Bouzoukis, Harmonium & An Upright Bass

Boisterous Irish duo Ye Vagabonds headlined at Johnny Brenda's Monday night, showcasing blood harmony and barely-road-tested original songs.

· 3 min read
Bouzoukis, Harmonium & An Upright Bass
Ye Vagabonds at Johnny Brenda's. Tyler Maxwell photo.

Ye Vagabonds, Daphne Ellen
Johnny Brenda’s
1201 Frankford Ave.
Feb. 2, 2026
Philadelphia

It’s true that folk revivals, in the 1960’s Greenwich Village sense, are cyclical: we see it come around and again for different generations, for reasons and motivations specific to the time and the moment. (And it’s equally true that it never actually goes away, that folk revival is mostly a marketing term anyway.) At times it’s been the political, activist-leaning side of folksingers like Woody Guthrie, Pete Seeger and (young, cap-wearing) Dylan that takes center stage, though those artists contained multitudes; other times it’s been an ecological, back-to-the-land desire for simpler, more communal living and music-making; it’s even been the weirder, scratchier aspects of Harry Smith’s old 78s and the gnarled intonation of long-gone singers and fiddle-scrapers, inspiring the whole freak folk scene of the early aughts. And sometimes, it’s a toothless nostalgia for vests. The times are always changing, and it seems folk genre’s heyday as the main musical means of protest are gone and ain’t coming back; but one never knows. But beauty-making is itself an essential bulwark, and with a packed room last night at Johnny Brenda’s, there was plenty of that on hand.

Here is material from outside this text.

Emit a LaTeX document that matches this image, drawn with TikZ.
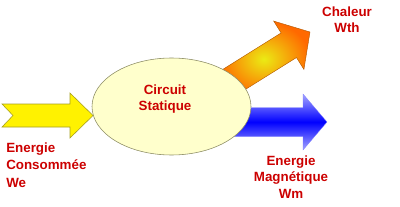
\documentclass[tikz,border=0pt]{standalone}
\usepackage{fontspec}
\setmainfont{Liberation Sans}
\usetikzlibrary{shapes.geometric}

\definecolor{lblred}{RGB}{204,0,0}
\definecolor{bubblefill}{RGB}{255,255,204}
\definecolor{bubbleline}{RGB}{140,140,100}
\definecolor{heatin}{RGB}{235,235,20}
\definecolor{heatout}{RGB}{255,105,0}

\begin{document}
\begin{tikzpicture}[
    x=0.25mm, y=-0.25mm,
    lbl/.style={text=lblred, font=\fontsize{9.5}{11.5}\selectfont\bfseries, align=center, inner sep=0pt},
    bubble/.style={ellipse, draw=bubbleline, fill=bubblefill, line width=0.4pt, minimum width=3.975cm, minimum height=2.425cm},
    inarrow/.style={draw=olive!80, fill=yellow, line width=0.4pt},
    magarrow/.style={draw=blue!50, line width=0.2pt, top color=blue!35, bottom color=blue!35, middle color=blue},
    heatarrow/.style={draw=orange!70!black, line width=0.3pt, inner color=heatin, outer color=heatout}
]
\useasboundingbox (0,0) rectangle (400,207);

% Chaleur (behind the circuit)
\begin{scope}[shift={(310,32)}, rotate=32]
\path[heatarrow] (0,0) -- (-25,-28.5) -- (-25,-14.5) -- (-100,-14.5)
    -- (-100,14.5) -- (-25,14.5) -- (-25,28.5) -- cycle;
\end{scope}

% Energie magnetique
\path[magarrow] (327,122) -- (303,94) -- (303,107.5) -- (230,107.5)
    -- (230,136.5) -- (303,136.5) -- (303,150) -- cycle;

% Circuit
\node[bubble] (circ) at (171.5,106.5) {};
\node[lbl] (circtxt) at (165,99) {Circuit\\Statique};

% Energie consommee
\path[inarrow] (93,115.5) -- (70,93) -- (70,104) -- (2,104) -- (13,115.5)
    -- (2,127) -- (70,127) -- (70,138) -- cycle;

% Labels
\node[lbl, align=left, anchor=west, font=\fontsize{9.5}{12.5}\selectfont\bfseries] (conso) at (6,165) {Energie\\Consommée\\We};
\node[lbl] (heat) at (347,20) {Chaleur\\Wth};
\node[lbl] (mag) at (291,177) {Energie\\Magnétique\\Wm};

\end{tikzpicture}
\end{document}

Up first was the young local songwriter Daphne Ellen, who I’ve shouted out in Midbrow recently. (Again, full disclosure, I played banjo on a couple songs on her 2025 album.) Ellen is a smart, perceptive artist with a lovely voice, and not only a great ear for melody and rhyme but for telling details. Lyrically, her songs are vivid, filled with precise, colorful images, and she’s got an unselfconscious, genial way of writing; I’m convinced she’d produce a wonderful novel or short story collection someday, should the ambition ever strike her. In particular, her fascination with language and people yields songs that stand firm even when presented with nothing but guitar and voice. She sang a new song, “Circle Back," that incorporated a litany of corporate jargon and common office buzzwords – you know, stuff like bandwidth and synergy and hope this email finds you well – that achieved its goal of making all that language feel and sound ridiculous. She said (I’m paraphrasing) “it’s validating to hear that you all feel this way too, and we’re just pretending not to,” and it’s that tension between what we pretend to think and feel and how we really feel that Ellen is so adept at interrogating. Before singing “Nanny Song," she told the crowd that it was written at a songwriter’s workshop based on the prompt of writing the lyrics as if no one would ever hear them; I’d venture that in general, Ellen proceeds with that level of fearlessness and sincerity of commitment. Even the earnestness of covering Dylan’s “Blowing In The Wind” was transformative in Ellen’s plainspoken, direct manner: here, a song we all learned as grade school children, with a simple, ageless beauty that ceaselessly speaks for itself.

Headliners Ye Vagabonds, on tour from Ireland, were a good bit more boisterous, and brought an amazing, enveloping sound to the stage, a lush and cinematic take on session-ready Irish trad. The quartet, formed around the brother pair of Brían and Diarmuid Mac Gloinn, came replete with an array of mandolins and bouzoukis, varieties of guitars and small synthesizers, a harmonium and an upright bass rigged with effects pedals, and toting new, barely-road-tested original songs, with the occasional traditional sean-nós singing or tune set thrown in. The brothers’ blood harmony is astonishing to hear in the flesh, especially in a room that sounds as good as JB’s, with that particular way that Irish melodies are ornamented; memories of years of listening to singers like Paul Brady, Declan O’Rourke, John Francis Flynn and Iarla Ó Lionáird all came to mind. The group is on tour in support of their new album All Tied Together, released only days ago, and one easily gleaned – from their sweet rapport, both among themselves and with the crowd, and from direct statements, speaking out against ICE and for the essential value of community – that for them, music is a social thing, a binding agent for the soul. I couldn’t help but marvel at times at the fullness of their music, the harmonium and bowed bass and effect-laden acoustic instruments somehow conjuring the sounds of fiddles and whistles that weren’t there but were nonetheless heard. Diarmuid spoke at one point about how neuroscientists have observed how when a group of people sing a song together, their heartbeats and brain waves begin to synchronize – “but of course, we already knew that.”